Determine which lines of the records include the word "with", and copy them.

╭─ EXTRACTED RECORDS

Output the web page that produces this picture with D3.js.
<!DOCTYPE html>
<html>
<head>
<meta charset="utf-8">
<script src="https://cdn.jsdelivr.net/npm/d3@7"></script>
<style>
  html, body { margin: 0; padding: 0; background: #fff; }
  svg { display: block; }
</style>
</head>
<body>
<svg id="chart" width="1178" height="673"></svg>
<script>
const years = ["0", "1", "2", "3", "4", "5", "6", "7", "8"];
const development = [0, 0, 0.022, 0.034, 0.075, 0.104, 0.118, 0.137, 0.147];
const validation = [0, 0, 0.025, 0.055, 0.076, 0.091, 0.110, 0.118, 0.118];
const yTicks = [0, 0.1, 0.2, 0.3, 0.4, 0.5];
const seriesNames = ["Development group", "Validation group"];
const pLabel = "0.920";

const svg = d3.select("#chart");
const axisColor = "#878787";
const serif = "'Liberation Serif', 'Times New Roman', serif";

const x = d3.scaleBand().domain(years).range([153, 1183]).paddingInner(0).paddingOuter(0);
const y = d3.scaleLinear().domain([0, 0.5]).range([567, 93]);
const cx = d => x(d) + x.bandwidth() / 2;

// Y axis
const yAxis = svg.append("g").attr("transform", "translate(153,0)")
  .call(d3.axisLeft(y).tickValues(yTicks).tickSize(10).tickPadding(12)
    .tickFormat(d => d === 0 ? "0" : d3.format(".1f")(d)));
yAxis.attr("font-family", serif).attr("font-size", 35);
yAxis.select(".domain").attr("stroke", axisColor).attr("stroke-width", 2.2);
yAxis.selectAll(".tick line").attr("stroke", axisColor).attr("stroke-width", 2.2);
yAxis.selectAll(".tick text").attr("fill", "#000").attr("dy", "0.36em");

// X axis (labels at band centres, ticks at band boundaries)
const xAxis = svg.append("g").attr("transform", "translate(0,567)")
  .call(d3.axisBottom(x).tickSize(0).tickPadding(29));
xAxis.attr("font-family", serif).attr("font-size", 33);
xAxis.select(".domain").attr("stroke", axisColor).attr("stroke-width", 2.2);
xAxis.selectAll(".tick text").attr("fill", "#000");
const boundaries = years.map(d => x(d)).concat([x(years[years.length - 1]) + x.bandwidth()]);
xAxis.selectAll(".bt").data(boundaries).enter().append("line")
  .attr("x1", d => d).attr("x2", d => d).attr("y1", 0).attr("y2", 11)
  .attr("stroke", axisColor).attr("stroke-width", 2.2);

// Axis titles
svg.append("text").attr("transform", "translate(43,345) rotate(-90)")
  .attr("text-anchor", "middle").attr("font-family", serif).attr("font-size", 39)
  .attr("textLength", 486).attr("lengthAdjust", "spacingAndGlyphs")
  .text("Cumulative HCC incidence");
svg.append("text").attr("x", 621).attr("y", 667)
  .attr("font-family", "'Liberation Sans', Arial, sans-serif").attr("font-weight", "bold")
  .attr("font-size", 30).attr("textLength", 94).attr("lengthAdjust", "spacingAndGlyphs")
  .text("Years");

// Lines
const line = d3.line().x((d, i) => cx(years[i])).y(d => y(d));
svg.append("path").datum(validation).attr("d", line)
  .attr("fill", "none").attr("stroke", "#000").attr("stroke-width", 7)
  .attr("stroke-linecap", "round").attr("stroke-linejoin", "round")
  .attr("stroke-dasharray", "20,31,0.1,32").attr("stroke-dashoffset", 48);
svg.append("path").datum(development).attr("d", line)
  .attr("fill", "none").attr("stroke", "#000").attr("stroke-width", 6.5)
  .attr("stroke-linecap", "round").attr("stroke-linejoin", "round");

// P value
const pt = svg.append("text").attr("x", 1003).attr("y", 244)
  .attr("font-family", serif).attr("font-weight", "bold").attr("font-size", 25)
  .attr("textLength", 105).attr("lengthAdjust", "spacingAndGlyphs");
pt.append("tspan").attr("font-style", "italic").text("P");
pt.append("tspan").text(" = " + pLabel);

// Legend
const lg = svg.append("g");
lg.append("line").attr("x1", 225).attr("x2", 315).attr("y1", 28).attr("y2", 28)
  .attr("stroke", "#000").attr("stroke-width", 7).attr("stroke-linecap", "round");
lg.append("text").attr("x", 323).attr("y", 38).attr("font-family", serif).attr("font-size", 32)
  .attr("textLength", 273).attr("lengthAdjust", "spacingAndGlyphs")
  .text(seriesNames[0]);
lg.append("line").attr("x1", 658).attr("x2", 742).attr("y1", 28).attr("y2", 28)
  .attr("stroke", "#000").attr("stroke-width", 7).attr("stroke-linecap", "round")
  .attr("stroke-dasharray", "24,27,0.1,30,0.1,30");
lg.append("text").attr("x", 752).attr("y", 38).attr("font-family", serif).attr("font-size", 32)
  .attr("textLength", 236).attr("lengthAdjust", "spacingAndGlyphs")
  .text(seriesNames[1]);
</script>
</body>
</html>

╰─
╭─ EXTRACTED RECORDS

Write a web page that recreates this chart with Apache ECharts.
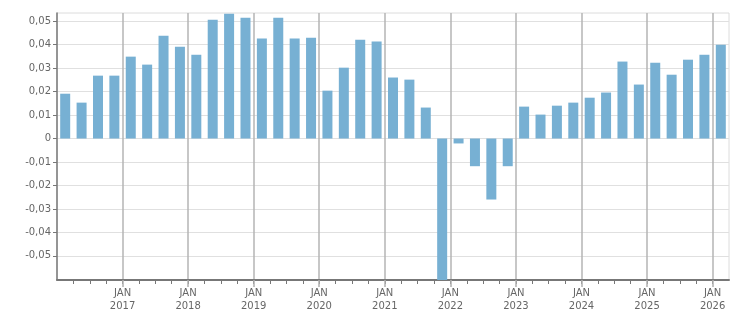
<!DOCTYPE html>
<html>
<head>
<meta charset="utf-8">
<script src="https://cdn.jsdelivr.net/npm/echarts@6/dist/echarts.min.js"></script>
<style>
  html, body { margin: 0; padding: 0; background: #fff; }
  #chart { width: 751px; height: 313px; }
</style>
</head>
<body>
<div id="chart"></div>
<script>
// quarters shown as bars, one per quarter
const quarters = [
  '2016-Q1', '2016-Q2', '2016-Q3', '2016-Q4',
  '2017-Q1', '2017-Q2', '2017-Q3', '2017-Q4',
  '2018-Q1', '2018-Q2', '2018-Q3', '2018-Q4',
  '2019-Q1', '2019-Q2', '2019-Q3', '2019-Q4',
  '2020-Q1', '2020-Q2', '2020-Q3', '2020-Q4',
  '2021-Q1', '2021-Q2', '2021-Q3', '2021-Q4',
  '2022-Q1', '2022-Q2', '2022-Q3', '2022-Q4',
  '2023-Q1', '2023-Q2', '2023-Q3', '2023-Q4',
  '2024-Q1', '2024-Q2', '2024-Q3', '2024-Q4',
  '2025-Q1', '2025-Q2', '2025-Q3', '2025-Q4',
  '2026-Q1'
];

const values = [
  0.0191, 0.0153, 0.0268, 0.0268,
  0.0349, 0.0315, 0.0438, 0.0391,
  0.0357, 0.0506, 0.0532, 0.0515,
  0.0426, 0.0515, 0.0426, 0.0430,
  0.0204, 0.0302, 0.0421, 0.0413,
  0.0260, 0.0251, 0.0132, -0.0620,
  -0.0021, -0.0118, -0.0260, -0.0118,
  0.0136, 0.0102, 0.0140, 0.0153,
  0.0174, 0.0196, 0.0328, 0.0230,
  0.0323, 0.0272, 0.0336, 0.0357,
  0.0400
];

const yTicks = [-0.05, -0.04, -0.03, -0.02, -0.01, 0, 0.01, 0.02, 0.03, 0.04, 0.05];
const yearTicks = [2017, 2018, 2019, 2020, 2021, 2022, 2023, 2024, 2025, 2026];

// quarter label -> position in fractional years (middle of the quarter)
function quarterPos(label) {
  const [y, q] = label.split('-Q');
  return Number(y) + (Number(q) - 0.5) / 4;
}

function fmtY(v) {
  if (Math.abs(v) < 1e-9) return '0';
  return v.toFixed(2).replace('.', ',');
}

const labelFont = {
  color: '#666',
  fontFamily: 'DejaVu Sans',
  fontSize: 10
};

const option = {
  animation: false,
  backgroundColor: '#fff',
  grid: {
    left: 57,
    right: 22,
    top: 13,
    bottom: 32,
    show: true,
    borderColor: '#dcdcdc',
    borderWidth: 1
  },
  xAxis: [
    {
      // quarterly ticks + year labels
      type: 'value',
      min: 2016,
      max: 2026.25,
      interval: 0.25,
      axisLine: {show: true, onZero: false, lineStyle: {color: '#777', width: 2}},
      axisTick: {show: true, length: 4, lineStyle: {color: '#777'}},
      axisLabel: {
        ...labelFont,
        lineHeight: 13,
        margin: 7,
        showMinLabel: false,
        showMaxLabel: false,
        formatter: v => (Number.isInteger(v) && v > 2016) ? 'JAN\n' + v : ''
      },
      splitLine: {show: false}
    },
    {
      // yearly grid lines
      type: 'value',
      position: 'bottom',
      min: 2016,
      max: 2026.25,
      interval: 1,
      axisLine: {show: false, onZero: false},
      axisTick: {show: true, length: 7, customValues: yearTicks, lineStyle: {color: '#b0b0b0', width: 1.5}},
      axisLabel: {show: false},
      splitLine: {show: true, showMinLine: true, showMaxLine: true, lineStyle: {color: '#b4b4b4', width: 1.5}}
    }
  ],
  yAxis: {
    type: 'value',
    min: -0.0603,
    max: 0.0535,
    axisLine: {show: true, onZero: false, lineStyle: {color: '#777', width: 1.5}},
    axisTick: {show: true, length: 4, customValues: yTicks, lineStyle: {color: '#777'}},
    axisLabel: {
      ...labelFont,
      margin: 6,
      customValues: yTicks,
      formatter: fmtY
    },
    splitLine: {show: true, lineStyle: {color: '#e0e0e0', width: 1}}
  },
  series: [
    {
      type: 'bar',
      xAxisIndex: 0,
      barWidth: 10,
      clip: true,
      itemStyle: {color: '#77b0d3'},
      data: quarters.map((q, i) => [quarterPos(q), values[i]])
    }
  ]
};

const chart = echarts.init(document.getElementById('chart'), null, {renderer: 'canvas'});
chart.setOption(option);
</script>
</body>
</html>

╰─

### WRITTEN ANSWER
Output the web page that produces this picture with D3.js.
Write a web page that recreates this chart with Apache ECharts.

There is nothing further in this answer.